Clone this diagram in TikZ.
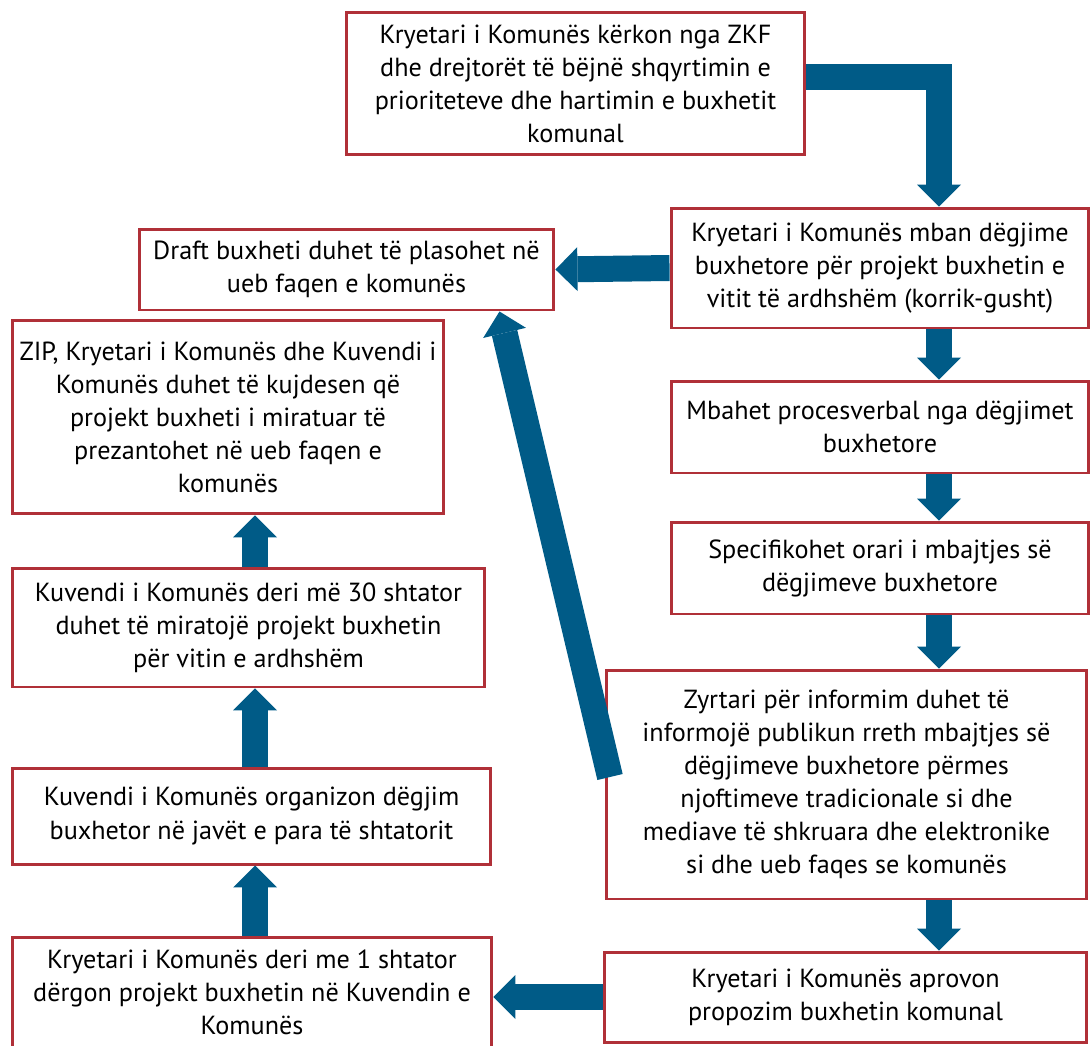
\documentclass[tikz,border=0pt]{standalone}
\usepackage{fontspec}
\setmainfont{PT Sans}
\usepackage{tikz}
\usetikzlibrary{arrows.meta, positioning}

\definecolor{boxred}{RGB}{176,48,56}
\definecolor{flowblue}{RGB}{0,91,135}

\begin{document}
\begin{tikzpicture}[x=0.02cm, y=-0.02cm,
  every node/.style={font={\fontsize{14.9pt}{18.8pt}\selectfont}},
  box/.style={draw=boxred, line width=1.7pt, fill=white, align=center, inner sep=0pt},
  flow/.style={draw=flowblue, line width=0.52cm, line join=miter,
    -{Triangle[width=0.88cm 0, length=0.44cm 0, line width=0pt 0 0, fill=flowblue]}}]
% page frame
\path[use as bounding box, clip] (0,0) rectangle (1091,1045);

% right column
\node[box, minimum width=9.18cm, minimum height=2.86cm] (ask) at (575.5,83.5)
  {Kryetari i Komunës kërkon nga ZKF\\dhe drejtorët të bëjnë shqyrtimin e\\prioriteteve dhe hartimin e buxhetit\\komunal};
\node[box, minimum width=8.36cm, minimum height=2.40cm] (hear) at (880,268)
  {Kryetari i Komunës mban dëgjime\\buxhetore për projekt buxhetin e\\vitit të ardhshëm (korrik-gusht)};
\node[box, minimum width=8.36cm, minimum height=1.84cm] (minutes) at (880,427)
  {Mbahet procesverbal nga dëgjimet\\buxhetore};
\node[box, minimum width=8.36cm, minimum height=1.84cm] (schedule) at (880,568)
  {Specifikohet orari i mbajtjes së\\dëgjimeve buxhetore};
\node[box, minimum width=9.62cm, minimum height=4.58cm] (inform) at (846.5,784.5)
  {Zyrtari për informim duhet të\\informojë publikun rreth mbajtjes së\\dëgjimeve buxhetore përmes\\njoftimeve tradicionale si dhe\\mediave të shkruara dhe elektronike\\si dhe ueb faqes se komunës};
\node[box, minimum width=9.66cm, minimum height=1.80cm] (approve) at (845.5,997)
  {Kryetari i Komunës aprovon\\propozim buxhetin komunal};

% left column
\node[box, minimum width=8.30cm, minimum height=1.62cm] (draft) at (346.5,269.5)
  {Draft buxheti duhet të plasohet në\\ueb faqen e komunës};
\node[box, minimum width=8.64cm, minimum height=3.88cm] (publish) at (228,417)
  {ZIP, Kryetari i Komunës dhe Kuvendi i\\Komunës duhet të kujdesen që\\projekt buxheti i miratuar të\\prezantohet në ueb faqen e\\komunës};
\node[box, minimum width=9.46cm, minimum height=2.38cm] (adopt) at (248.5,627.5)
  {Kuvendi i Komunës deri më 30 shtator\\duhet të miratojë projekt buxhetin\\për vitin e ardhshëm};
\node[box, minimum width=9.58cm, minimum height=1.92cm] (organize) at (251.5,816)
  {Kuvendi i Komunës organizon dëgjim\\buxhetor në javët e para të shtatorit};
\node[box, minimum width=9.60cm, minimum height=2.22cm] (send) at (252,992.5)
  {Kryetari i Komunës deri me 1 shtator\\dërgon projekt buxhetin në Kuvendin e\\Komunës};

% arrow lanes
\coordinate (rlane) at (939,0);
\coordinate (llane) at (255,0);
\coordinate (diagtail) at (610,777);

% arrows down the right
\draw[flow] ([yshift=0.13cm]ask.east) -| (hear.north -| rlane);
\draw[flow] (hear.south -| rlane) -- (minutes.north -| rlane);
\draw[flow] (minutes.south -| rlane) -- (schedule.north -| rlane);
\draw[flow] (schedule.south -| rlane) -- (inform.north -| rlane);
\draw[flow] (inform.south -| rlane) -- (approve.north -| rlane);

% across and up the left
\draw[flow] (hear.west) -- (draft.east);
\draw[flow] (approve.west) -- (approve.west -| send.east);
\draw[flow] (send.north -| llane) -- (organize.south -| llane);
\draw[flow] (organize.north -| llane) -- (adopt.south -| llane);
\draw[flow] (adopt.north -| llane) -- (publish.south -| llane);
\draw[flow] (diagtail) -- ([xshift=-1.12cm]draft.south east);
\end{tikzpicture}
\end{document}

::::

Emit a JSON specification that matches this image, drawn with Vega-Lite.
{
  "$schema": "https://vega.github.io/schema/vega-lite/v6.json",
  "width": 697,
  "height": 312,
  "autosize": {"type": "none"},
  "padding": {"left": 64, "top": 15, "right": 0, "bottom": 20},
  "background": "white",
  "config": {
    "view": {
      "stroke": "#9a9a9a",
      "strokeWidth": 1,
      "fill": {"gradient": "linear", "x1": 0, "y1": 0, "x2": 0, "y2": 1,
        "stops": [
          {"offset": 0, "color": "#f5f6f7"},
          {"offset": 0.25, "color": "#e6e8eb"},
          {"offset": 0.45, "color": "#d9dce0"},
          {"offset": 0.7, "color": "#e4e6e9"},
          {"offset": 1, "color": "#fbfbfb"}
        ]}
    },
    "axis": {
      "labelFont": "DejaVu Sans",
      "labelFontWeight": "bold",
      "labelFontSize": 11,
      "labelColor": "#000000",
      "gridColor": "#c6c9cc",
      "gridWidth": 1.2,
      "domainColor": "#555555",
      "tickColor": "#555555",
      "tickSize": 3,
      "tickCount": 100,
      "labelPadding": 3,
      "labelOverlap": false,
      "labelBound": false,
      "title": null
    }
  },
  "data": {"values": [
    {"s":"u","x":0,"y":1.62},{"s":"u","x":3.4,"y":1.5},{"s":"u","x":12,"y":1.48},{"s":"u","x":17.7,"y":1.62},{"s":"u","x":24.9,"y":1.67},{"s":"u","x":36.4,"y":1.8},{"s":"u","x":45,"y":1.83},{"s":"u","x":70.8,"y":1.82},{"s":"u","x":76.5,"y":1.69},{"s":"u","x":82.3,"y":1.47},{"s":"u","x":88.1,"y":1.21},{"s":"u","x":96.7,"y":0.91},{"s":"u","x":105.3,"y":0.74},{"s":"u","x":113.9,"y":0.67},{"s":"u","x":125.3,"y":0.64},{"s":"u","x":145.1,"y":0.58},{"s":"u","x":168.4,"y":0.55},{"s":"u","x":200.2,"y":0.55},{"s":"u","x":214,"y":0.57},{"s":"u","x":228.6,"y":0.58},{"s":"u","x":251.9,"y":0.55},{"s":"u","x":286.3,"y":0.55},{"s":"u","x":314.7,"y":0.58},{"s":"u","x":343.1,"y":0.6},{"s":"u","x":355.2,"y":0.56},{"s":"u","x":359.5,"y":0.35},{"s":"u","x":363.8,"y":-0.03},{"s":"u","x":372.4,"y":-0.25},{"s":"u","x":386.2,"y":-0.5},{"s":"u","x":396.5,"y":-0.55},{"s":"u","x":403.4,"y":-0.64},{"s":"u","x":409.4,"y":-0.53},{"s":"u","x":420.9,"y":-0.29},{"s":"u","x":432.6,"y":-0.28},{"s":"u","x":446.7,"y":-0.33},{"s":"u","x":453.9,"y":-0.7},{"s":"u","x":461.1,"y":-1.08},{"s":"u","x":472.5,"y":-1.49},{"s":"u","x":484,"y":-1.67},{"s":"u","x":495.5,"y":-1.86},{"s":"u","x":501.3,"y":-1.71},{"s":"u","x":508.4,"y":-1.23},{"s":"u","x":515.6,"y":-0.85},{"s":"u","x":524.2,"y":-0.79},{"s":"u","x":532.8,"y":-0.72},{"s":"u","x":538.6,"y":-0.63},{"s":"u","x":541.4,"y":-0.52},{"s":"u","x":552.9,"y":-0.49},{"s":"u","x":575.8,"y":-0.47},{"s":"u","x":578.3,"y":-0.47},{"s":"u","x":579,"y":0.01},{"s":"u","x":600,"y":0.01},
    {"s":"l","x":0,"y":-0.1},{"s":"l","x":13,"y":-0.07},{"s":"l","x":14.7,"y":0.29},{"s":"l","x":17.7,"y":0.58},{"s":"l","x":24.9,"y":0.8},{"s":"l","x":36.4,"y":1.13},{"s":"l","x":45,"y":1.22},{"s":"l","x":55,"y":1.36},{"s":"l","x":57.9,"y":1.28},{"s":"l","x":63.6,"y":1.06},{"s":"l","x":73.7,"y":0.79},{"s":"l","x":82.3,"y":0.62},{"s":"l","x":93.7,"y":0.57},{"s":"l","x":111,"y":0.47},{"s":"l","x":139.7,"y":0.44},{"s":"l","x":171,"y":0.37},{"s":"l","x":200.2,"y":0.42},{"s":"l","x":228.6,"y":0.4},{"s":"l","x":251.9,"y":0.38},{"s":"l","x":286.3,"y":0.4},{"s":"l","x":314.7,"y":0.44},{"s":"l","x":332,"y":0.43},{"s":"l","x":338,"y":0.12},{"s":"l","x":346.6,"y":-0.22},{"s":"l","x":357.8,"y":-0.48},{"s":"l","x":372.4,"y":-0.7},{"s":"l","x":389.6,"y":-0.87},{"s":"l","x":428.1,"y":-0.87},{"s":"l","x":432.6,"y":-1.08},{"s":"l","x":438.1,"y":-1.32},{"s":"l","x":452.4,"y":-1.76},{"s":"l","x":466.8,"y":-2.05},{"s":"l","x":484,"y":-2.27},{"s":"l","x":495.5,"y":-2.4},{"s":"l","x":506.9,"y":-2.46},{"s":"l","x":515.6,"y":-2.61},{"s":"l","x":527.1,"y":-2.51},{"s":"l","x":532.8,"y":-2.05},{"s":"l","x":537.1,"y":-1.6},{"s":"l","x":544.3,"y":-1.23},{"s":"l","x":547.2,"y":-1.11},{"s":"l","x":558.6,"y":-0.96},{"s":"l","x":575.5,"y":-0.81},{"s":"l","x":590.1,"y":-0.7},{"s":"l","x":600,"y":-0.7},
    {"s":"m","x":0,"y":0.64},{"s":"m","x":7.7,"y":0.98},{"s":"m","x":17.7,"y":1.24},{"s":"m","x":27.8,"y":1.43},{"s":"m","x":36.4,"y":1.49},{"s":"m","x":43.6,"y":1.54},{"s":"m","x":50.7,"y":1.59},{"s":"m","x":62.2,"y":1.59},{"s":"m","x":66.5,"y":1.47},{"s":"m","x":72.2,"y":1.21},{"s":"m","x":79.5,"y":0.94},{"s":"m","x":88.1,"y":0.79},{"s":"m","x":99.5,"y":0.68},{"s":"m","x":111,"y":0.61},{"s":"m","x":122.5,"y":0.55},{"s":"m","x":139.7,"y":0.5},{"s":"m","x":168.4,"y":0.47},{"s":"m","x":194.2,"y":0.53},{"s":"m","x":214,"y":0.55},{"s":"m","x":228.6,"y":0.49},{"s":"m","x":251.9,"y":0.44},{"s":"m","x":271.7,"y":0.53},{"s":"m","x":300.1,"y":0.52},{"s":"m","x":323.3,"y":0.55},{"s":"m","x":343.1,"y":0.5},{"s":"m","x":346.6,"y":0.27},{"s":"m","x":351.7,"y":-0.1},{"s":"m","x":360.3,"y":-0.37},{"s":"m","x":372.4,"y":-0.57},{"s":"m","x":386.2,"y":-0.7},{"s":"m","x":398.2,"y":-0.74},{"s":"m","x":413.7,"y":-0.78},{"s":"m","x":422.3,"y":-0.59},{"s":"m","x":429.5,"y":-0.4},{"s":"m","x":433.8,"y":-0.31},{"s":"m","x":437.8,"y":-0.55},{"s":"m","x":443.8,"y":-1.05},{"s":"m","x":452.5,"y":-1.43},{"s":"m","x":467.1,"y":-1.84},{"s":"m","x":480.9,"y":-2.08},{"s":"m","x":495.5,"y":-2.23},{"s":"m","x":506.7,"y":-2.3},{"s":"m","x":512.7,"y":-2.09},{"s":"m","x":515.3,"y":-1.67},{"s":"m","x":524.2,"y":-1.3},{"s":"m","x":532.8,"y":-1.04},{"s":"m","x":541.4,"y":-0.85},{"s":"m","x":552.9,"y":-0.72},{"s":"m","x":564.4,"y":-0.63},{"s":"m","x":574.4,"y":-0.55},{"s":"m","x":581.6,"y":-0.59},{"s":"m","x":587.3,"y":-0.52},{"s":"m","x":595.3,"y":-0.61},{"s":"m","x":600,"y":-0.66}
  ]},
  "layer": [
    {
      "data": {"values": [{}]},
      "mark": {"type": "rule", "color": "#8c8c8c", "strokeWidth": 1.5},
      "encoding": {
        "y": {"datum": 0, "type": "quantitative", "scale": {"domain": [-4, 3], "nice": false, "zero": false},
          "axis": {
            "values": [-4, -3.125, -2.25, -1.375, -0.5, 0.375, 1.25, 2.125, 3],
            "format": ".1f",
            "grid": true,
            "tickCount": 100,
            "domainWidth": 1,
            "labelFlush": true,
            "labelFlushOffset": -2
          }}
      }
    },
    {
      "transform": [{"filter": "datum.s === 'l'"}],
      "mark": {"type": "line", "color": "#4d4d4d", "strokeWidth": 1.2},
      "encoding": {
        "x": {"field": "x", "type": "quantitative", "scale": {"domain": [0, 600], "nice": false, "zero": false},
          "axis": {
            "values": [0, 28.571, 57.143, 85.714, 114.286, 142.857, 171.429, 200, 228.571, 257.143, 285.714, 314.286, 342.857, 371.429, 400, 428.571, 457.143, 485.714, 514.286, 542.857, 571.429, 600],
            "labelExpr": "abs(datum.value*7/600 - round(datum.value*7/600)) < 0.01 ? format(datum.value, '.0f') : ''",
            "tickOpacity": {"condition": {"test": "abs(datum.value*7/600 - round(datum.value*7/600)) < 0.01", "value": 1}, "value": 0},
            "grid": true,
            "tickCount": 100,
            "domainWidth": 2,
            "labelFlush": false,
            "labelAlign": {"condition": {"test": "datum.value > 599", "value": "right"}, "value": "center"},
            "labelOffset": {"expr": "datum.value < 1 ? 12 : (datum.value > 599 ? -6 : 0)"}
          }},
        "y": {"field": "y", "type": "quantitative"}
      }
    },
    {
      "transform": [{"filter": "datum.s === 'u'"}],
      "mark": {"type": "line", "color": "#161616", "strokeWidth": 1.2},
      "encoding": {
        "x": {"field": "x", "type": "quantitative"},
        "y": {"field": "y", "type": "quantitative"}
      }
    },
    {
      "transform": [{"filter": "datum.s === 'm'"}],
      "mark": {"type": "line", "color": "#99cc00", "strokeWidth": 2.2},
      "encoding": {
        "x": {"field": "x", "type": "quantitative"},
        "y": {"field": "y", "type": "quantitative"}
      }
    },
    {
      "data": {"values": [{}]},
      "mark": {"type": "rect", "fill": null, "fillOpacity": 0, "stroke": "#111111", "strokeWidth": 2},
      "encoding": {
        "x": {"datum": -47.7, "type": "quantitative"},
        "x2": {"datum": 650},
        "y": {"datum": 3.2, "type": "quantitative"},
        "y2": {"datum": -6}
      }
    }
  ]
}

::::

*WRITTEN PROBLEM:* Up in the listing, locate the line with "Clone this diagram in TikZ."; print it and every line after it down to the line with "(0,0) rectangle (1091,1045);", which is included too. Skip the pictures.

*TASK OUTPUT:*
Clone this diagram in TikZ.
\documentclass[tikz,border=0pt]{standalone}
\usepackage{fontspec}
\setmainfont{PT Sans}
\usepackage{tikz}
\usetikzlibrary{arrows.meta, positioning}

\definecolor{boxred}{RGB}{176,48,56}
\definecolor{flowblue}{RGB}{0,91,135}

\begin{document}
\begin{tikzpicture}[x=0.02cm, y=-0.02cm,
  every node/.style={font={\fontsize{14.9pt}{18.8pt}\selectfont}},
  box/.style={draw=boxred, line width=1.7pt, fill=white, align=center, inner sep=0pt},
  flow/.style={draw=flowblue, line width=0.52cm, line join=miter,
    -{Triangle[width=0.88cm 0, length=0.44cm 0, line width=0pt 0 0, fill=flowblue]}}]
% page frame
\path[use as bounding box, clip] (0,0) rectangle (1091,1045);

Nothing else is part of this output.